Input>
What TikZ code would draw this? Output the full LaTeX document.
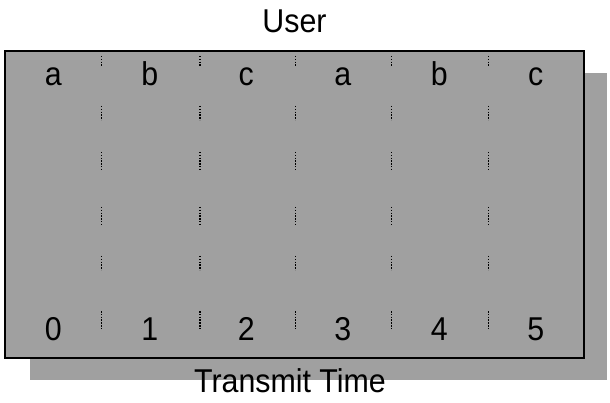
\documentclass[tikz,border=0pt]{standalone}
\usepackage{fontspec}
\setmainfont[FakeStretch=0.92]{Liberation Sans}
\definecolor{boxgray}{RGB}{160,160,160}
\begin{document}
\begin{tikzpicture}[x=1pt,y=-1pt,
  lbl/.style={anchor=base,inner sep=0pt,font=\fontsize{33}{38}\selectfont},
  dots/.style={line width=1.5pt,dash pattern=on 1.5pt off 1.3pt,color=black}]
\useasboundingbox (0,0) rectangle (610,403);
% shadow
\fill[boxgray] (30,73) rectangle (607,380);
% main box
\filldraw[fill=boxgray,draw=black,line width=1.3pt] (5,51) rectangle (584,358);
% titles
\node[lbl] (user) at (294.5,32.7) {User};
\node[lbl] (tt) at (290,392) {Transmit Time};
% letters and digits
\foreach \l [count=\i from 0] in {a,b,c,a,b,c} {
  \node[lbl] (L\i) at ({53.3+96.5*\i},85.5) {\l};
  \node[lbl] (D\i) at ({53.3+96.5*\i},340) {\i};
}
% dotted separators
\foreach \x in {101.7,200,295.7,391.7,488.3} {
  \foreach \a/\b in {56/66,106/120,152/170,207/224,256/270,311/329} {
    \draw[dots] (\x,\a) -- (\x,\b);
  }
}
\end{tikzpicture}
\end{document}
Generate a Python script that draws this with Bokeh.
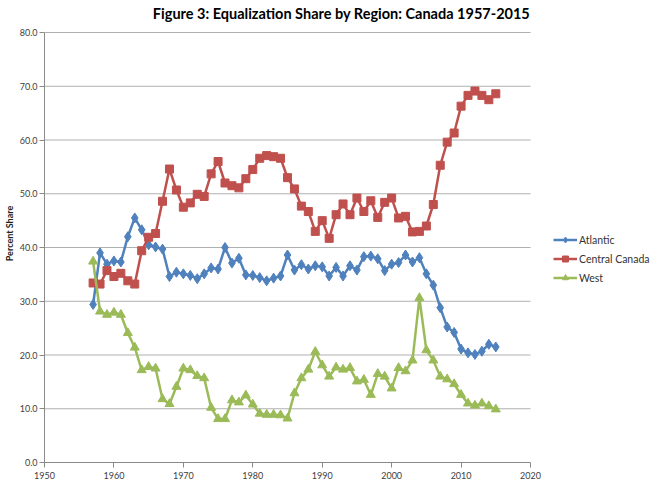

Task directions> Leave out the pictures and copy everything else in the records word for word.

Result for this task>
What TikZ code would draw this? Output the full LaTeX document.
\documentclass[tikz,border=0pt]{standalone}
\usepackage{fontspec}
\setmainfont[FakeStretch=0.92]{Liberation Sans}
\definecolor{boxgray}{RGB}{160,160,160}
\begin{document}
\begin{tikzpicture}[x=1pt,y=-1pt,
  lbl/.style={anchor=base,inner sep=0pt,font=\fontsize{33}{38}\selectfont},
  dots/.style={line width=1.5pt,dash pattern=on 1.5pt off 1.3pt,color=black}]
\useasboundingbox (0,0) rectangle (610,403);
% shadow
\fill[boxgray] (30,73) rectangle (607,380);
% main box
\filldraw[fill=boxgray,draw=black,line width=1.3pt] (5,51) rectangle (584,358);
% titles
\node[lbl] (user) at (294.5,32.7) {User};
\node[lbl] (tt) at (290,392) {Transmit Time};
% letters and digits
\foreach \l [count=\i from 0] in {a,b,c,a,b,c} {
  \node[lbl] (L\i) at ({53.3+96.5*\i},85.5) {\l};
  \node[lbl] (D\i) at ({53.3+96.5*\i},340) {\i};
}
% dotted separators
\foreach \x in {101.7,200,295.7,391.7,488.3} {
  \foreach \a/\b in {56/66,106/120,152/170,207/224,256/270,311/329} {
    \draw[dots] (\x,\a) -- (\x,\b);
  }
}
\end{tikzpicture}
\end{document}
Generate a Python script that draws this with Bokeh.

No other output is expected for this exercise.